En 1921, après la défaite par les bolcheviks des insurgés qu’il commandait, il se réfugia en Roumanie où il fut arrêté et déporté dans un camps de concentration. Il s’évada en 1922 pour retourner en Pologne, mais ayant ourdi un complot à Varsovie et à Strzatkow en vue de renverser le nouvel état polonais, il fut incarcéré à nouveau. En Décembre 1923, il bénéficia d’un verdict d’acquittement.

Lors de sa détention et de son procès, les anarchistes parisiens menèrent une campagne de protestation et une souscription fut ouverte en sa faveur par « Le Libertaire ».

En Juillet 1924, il quitta la Pologne pour se rendre à Dantzig d’où il fut expulsé, puis à Berlin d’où il est venu à Paris.

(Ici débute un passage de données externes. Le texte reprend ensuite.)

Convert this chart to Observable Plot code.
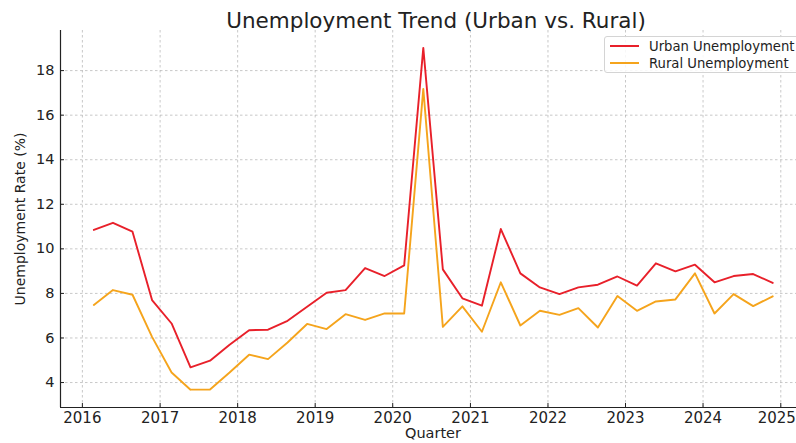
<!DOCTYPE html>
<html><head><meta charset="utf-8">
<script src="https://cdn.jsdelivr.net/npm/d3@7"></script>
<script src="https://cdn.jsdelivr.net/npm/@observablehq/plot@0.6"></script>
<style>
body{margin:0;background:#fff;font-family:"DejaVu Sans",sans-serif;}
#wrap{position:relative;width:796px;height:443px;overflow:hidden;}
#title{position:absolute;left:0;width:872px;top:10px;text-align:center;font-size:21.5px;color:#222;line-height:22px;white-space:nowrap;}
#ylab{position:absolute;left:20px;top:219px;transform:translate(-50%,-50%) rotate(-90deg);font-size:14px;color:#222;white-space:nowrap;}
#xlab{position:absolute;left:0;width:866px;top:424px;text-align:center;font-size:14.5px;color:#222;line-height:18px;}
#legend{position:absolute;left:604px;top:36px;width:210px;height:35px;border:1px solid #d4d4d4;border-radius:3px;background:rgba(255,255,255,0.85);font-size:13.2px;color:#222;}
.li{position:absolute;left:5px;height:16px;display:flex;align-items:center;white-space:nowrap;}
.li span.sw{display:inline-block;width:29px;height:2px;margin-right:10px;}
svg{display:block}
</style></head>
<body>
<div id="wrap">
  <div id="chart"></div>
  <div id="title">Unemployment Trend (Urban vs. Rural)</div>
  <div id="ylab">Unemployment Rate (%)</div>
  <div id="xlab">Quarter</div>
  <div id="legend"></div>
</div>
<script>
const quarters = [
 "2016-Q1","2016-Q2","2016-Q3","2016-Q4",
 "2017-Q1","2017-Q2","2017-Q3","2017-Q4",
 "2018-Q1","2018-Q2","2018-Q3","2018-Q4",
 "2019-Q1","2019-Q2","2019-Q3","2019-Q4",
 "2020-Q1","2020-Q2","2020-Q3","2020-Q4",
 "2021-Q1","2021-Q2","2021-Q3","2021-Q4",
 "2022-Q1","2022-Q2","2022-Q3","2022-Q4",
 "2023-Q1","2023-Q2","2023-Q3","2023-Q4",
 "2024-Q1","2024-Q2","2024-Q3","2024-Q4"
];
const urban = [
 10.85, 11.17, 10.77, 7.70,
 6.65, 4.68, 4.98, 5.70,
 6.35, 6.37, 6.77, 7.40,
 8.03, 8.15, 9.14, 8.78,
 9.26, 19.02, 9.08, 7.78,
 7.45, 10.89, 8.90, 8.27,
 7.97, 8.27, 8.39, 8.76,
 8.35, 9.35, 8.99, 9.29,
 8.50, 8.78, 8.87, 8.47
];
const rural = [
 7.48, 8.15, 7.94, 6.05,
 4.45, 3.68, 3.69, 4.45,
 5.25, 5.05, 5.80, 6.63,
 6.40, 7.07, 6.81, 7.10,
 7.10, 17.18, 6.50, 7.42,
 6.28, 8.50, 6.56, 7.22,
 7.04, 7.34, 6.47, 7.88,
 7.22, 7.64, 7.73, 8.90,
 7.10, 7.97, 7.43, 7.87
];
const seriesNames = ["Urban Unemployment", "Rural Unemployment"];
const seriesColors = ["#e8202a", "#f5a41c"];
const yearTicks = [2016,2017,2018,2019,2020,2021,2022,2023,2024,2025];
const yTicks = [4,6,8,10,12,14,16,18];

function qDate(label){
  const [y, q] = label.split("-Q").map(Number);
  return new Date(Date.UTC(y, (q-1)*3 + 1, 24));
}
const rows = [];
quarters.forEach((q,i)=>{
  rows.push({date: qDate(q), value: urban[i], series: seriesNames[0]});
  rows.push({date: qDate(q), value: rural[i], series: seriesNames[1]});
});
const yearDates = yearTicks.map(y => new Date(Date.UTC(y,0,1)));
const lastYear = yearDates[yearDates.length - 1];
const xDomain = [new Date(Date.UTC(2015,8,20)), new Date(Date.UTC(2025,2,16))];
const yDomain = [2.88, 19.8];
const yearFmt = d3.utcFormat("%Y");

const chart = Plot.plot({
  width: 796, height: 443,
  marginLeft: 60, marginRight: 0, marginTop: 30, marginBottom: 36,
  style: {fontFamily: "DejaVu Sans, sans-serif", fontSize: "15px", color: "#222", background: "#fff"},
  x: {type: "utc", domain: xDomain},
  y: {domain: yDomain},
  color: {domain: seriesNames, range: seriesColors},
  marks: [
    Plot.gridX(yearDates, {stroke: "#b0b0b0", strokeOpacity: 0.7, strokeDasharray: "2.5,2.5"}),
    Plot.gridY(yTicks, {stroke: "#b0b0b0", strokeOpacity: 0.7, strokeDasharray: "2.5,2.5"}),
    Plot.axisX(yearDates, {tickFormat: d => (+d === +lastYear ? "" : yearFmt(d)), tickSize: -4, tickPadding: 8.5, label: null, stroke: "#222"}),
    Plot.axisX([lastYear], {tickFormat: yearFmt, tickSize: 0, tickPadding: 4.5, dx: -4, label: null}),
    Plot.axisY(yTicks, {tickSize: -4, tickPadding: 10, label: null, stroke: "#222", fontSize: 14.5}),
    Plot.line(rows, {x: "date", y: "value", z: "series", stroke: "series", strokeWidth: 1.9}),
    Plot.ruleX([xDomain[0]], {stroke: "#222", strokeWidth: 1.2}),
    Plot.ruleY([yDomain[0]], {stroke: "#222", strokeWidth: 1.2})
  ]
});
document.getElementById("chart").appendChild(chart);

const legend = document.getElementById("legend");
seriesNames.forEach((n,i)=>{
  const d = document.createElement("div");
  d.className = "li";
  d.style.top = (1 + i*17) + "px";
  d.innerHTML = `<span class="sw" style="background:${seriesColors[i]}"></span>${n}`;
  legend.appendChild(d);
});
</script>
</body></html>
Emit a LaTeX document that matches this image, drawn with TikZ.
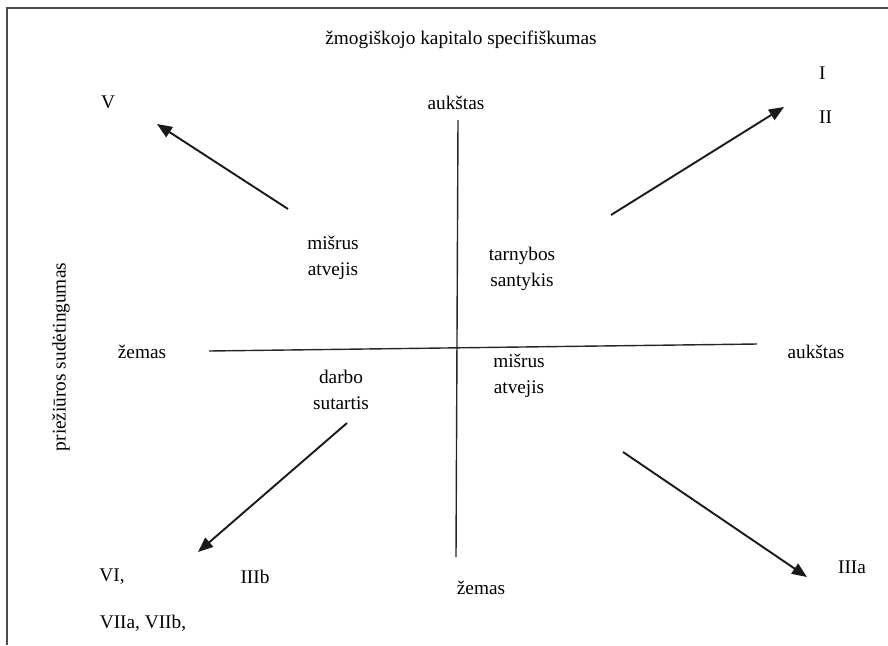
\documentclass[tikz,border=0pt]{standalone}
\usepackage{fontspec}
\setmainfont{Liberation Serif}
\usetikzlibrary{arrows.meta}
\begin{document}
\begin{tikzpicture}[x=1pt,y=-1pt,
  lbl/.style={font=\fontsize{19.3}{26.5}\selectfont, inner sep=0pt, align=center},
  axisline/.style={line width=1.4pt, black!85},
  arr/.style={line width=1.9pt, black!90, -{Triangle[length=15pt,width=12pt]}},
  frameline/.style={line width=1.5pt, black!70}]
\useasboundingbox (0,0) rectangle (888,645);
\coordinate (fTL) at (7,8);
\coordinate (fTR) at (888,8);
\coordinate (fBL) at (7,645);
\draw[frameline] (fBL) -- (fTL) -- (fTR);

\node[lbl] (title) at (461,40) {žmogiškojo kapitalo specifiškumas};
\node[lbl,anchor=west] (one) at (819,73) {I};
\node[lbl,anchor=west] (two) at (819,117) {II};
\node[lbl] (five) at (108,102) {V};
\node[lbl] (hiTop) at (456,103) {aukštas};
\node[lbl] (lowLeft) at (142,352) {žemas};
\node[lbl] (hiRight) at (816,352) {aukštas};
\node[lbl] (lowBot) at (481,588) {žemas};
\node[lbl] (mix1) at (333,258) {mišrus\\atvejis};
\node[lbl] (tarn) at (522,269) {tarnybos\\santykis};
\node[lbl] (mix2) at (519,376) {mišrus\\atvejis};
\node[lbl] (darbo) at (341,390) {darbo\\sutartis};
\node[lbl] (six) at (112,577) {VI,};
\node[lbl] (threeb) at (255,577) {IIIb};
\node[lbl] (seven) at (143,623) {VIIa, VIIb,};
\node[lbl] (threea) at (852,567) {IIIa};
\node[lbl,rotate=90] (yaxis) at (61,357) {priežiūros sudėtingumas};

\coordinate (vTop) at (458,120);
\coordinate (vBot) at (456,557);
\coordinate (hL) at (209,351);
\coordinate (hR) at (757,344);
\draw[axisline] (vTop) -- (vBot);
\draw[axisline] (hL) -- (hR);

\coordinate (a1s) at (288,209);
\coordinate (a1e) at (157,124);
\coordinate (a2s) at (611,215);
\coordinate (a2e) at (784,107);
\coordinate (a3s) at (347,423);
\coordinate (a3e) at (198,552);
\coordinate (a4s) at (623,452);
\coordinate (a4e) at (807,577);
\draw[arr] (a1s) -- (a1e);
\draw[arr] (a2s) -- (a2e);
\draw[arr] (a3s) -- (a3e);
\draw[arr] (a4s) -- (a4e);
\end{tikzpicture}
\end{document}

Il collabore, sous le pseudonyme de « Makhno » au journal « Le Libertaire » dans lequel il a publié ses mémoires sous le titre « Mon Autobiographie ». Cette publication, qui commencé le 12 mars 1926, avait été annoncée en ces termes par l’organe anarchiste : « Les mémoires de Nestor Makhno – L’anarchiste révolutionnaire russe qui, à la tête des insurgés ukrainiens, tint tête aux hordes blanches et rouges ».

Miknienko est en relation avec les principaux militants anarchistes et fréquente assidûment la « Librairie Sociale Internationale », 72 rue des Prairies.

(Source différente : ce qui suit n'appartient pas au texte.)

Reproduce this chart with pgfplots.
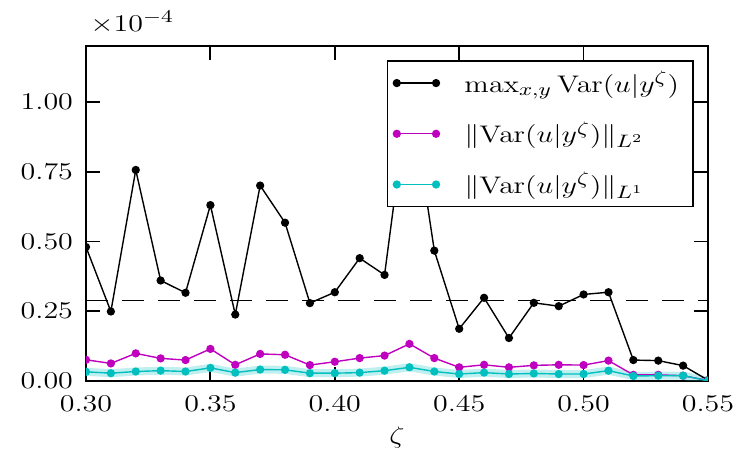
\documentclass[border=0pt]{standalone}
\usepackage{graphicx}
\usepackage{pgfplots}
\usepackage{pgfplotstable}
\pgfplotsset{compat=1.18}
\usetikzlibrary{calc}
\definecolor{mplm}{rgb}{0.75,0,0.75}
\definecolor{mplc}{rgb}{0,0.75,0.75}
\newcommand{\wide}[1]{\scalebox{1.25}[1]{#1}}
\pgfplotstableread{
z     mx     ltwo   lone
0.30  0.480  0.076  0.033
0.31  0.249  0.063  0.028
0.32  0.756  0.099  0.034
0.33  0.360  0.081  0.037
0.34  0.316  0.075  0.034
0.35  0.630  0.115  0.047
0.36  0.238  0.058  0.030
0.37  0.700  0.097  0.041
0.38  0.567  0.094  0.040
0.39  0.279  0.057  0.028
0.40  0.318  0.069  0.028
0.41  0.440  0.082  0.030
0.42  0.380  0.091  0.037
0.43  1.060  0.133  0.049
0.44  0.467  0.082  0.034
0.45  0.187  0.049  0.025
0.46  0.298  0.058  0.030
0.47  0.154  0.049  0.025
0.48  0.280  0.056  0.027
0.49  0.268  0.058  0.025
0.50  0.310  0.057  0.025
0.51  0.318  0.073  0.037
0.52  0.075  0.022  0.018
0.53  0.073  0.022  0.019
0.54  0.055  0.019  0.019
0.55  0.003  0.002  0.001
}\datatable
\begin{document}
\begin{tikzpicture}
\begin{axis}[
  scale only axis,
  width=311pt, height=167.5pt,
  xmin=0.30, xmax=0.55, ymin=0, ymax=1.2,
  xtick={0.30,0.35,...,0.55},
  ytick={0,0.25,0.5,0.75,1.0},
  xticklabel={\wide{$\pgfmathprintnumber[fixed,fixed zerofill,precision=2]{\tick}$}},
  yticklabel={\wide{$\pgfmathprintnumber[fixed,fixed zerofill,precision=2]{\tick}$}},
  ticklabel style={font=\fontsize{12.5}{14}\selectfont},
  xticklabel style={yshift=-4pt},
  yticklabel style={xshift=-3pt},
  scaled x ticks=false, scaled y ticks=false,
  tick align=inside,
  major tick length=7pt,
  axis line style={line width=0.9pt},
  every tick/.style={black,line width=0.9pt},
  xlabel={\wide{$\zeta$}},
  xlabel style={font=\fontsize{12.5}{14}\selectfont, yshift=-1pt},
  clip marker paths=true,
  legend style={at={(0.9775,0.958)}, anchor=north east, draw=black, line width=0.9pt,
    fill=white, font=\fontsize{12.5}{14}\selectfont,
    row sep=9.25pt, inner xsep=3pt, inner ysep=3pt,
    nodes={inner xsep=4pt},
    /tikz/every odd column/.append style={column sep=8.5pt}},
  legend cell align=left,
  legend image code/.code={\draw[#1,mark repeat=1] plot coordinates {(0cm,0cm) (0.69cm,0cm)};},
]
\addplot[black, line width=0.8pt, dash pattern=on 11pt off 7pt, forget plot] coordinates {(0.30,0.288) (0.55,0.288)};
\addplot[mplc, line width=4pt, opacity=0.25, forget plot] table[x=z,y=lone] {\datatable};
\addplot[black, line width=0.7pt, mark=*, mark size=1.7pt] table[x=z,y=mx] {\datatable};
\addlegendentry{\wide{$\max\nolimits_{x,y} \mathrm{Var}(u|y^{\zeta})$}}
\addplot[mplm, line width=0.7pt, mark=*, mark size=1.7pt] table[x=z,y=ltwo] {\datatable};
\addlegendentry{\wide{$\|\mathrm{Var}(u|y^{\zeta})\|_{L^2}$}}
\addplot[mplc, line width=0.7pt, mark=*, mark size=1.7pt] table[x=z,y=lone] {\datatable};
\addlegendentry{\wide{$\|\mathrm{Var}(u|y^{\zeta})\|_{L^1}$}}
\end{axis}
\node[anchor=south west, inner sep=1pt, font=\fontsize{12.5}{14}\selectfont] at ($(current axis.north west)+(1pt,5pt)$) {\wide{$\times 10^{-4}$}};
\path ($(current axis.south west)+(-43pt,-35.5pt)$) rectangle ($(current axis.north east)+(18.5pt,23pt)$);
\end{tikzpicture}
\end{document}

Il est membre du Comité International de Défense Anarchiste et l’un auteur du projet d’organisation internationale des anarchistes communistes et compte au nombre des dirigeants en vue du groupe anarchiste russe dont le siège est situé, 72 rue des Prairies.

Cet étranger a fait partie de la commission provisoire chargée d’organiser la réunion internationale anarchiste qui s’est tenue le 20 Mars dernier au Cinéma des Roses, à l’Hay-les-Roses, réunion au cours de laquelle il a pris la parole. Il a même été désigné comme membre provisoire du « Bureau International Anarchiste » constitué pendant la même séance.

Le 24 juin dernier, au cours d’une réunion organisée salle des Sociétés Savantes par le « Club du Faubourg », il a traité le sujet suivant : « La vérité sur les pogroms en Ukraine » et « Comment j’ai protégé les juifs ».

Enfin le 21 juillet, il a assisté au banquet offert par le « Comité International de Défense Anarchiste » pour célébrer la libération des anarchistes Ascaso, Durruti et Jover et y a prononcé une allocution en langue russe.

[1] Ernest Lafont (1879-1946) avocat, maire de Firminy, ayant mené plusieurs campagnes avec les anarchistes avant guerre (contre Aristide Briant, campagne anti alcoolique avant la première guerre mondiale), membre du Parti Communiste après le Congrès de Tours fin 1920, il en est exclut dès 1923 pour avoir refusé les décisions liberticides de l’Internationale Communiste. Il créé alors l’Union Socialiste Communiste – qu’il quittera pour le Parti Socialiste en 1928 – il est élu député socialiste de la Loire en 1924. Paul Faure (1978-1960) : député socialiste de la Saône et Loire, Secrétaire général de la SFIO (Parti Socialiste). Ancien guediste dans les années 1900, il représente l’aile gauche du Parti Socialiste.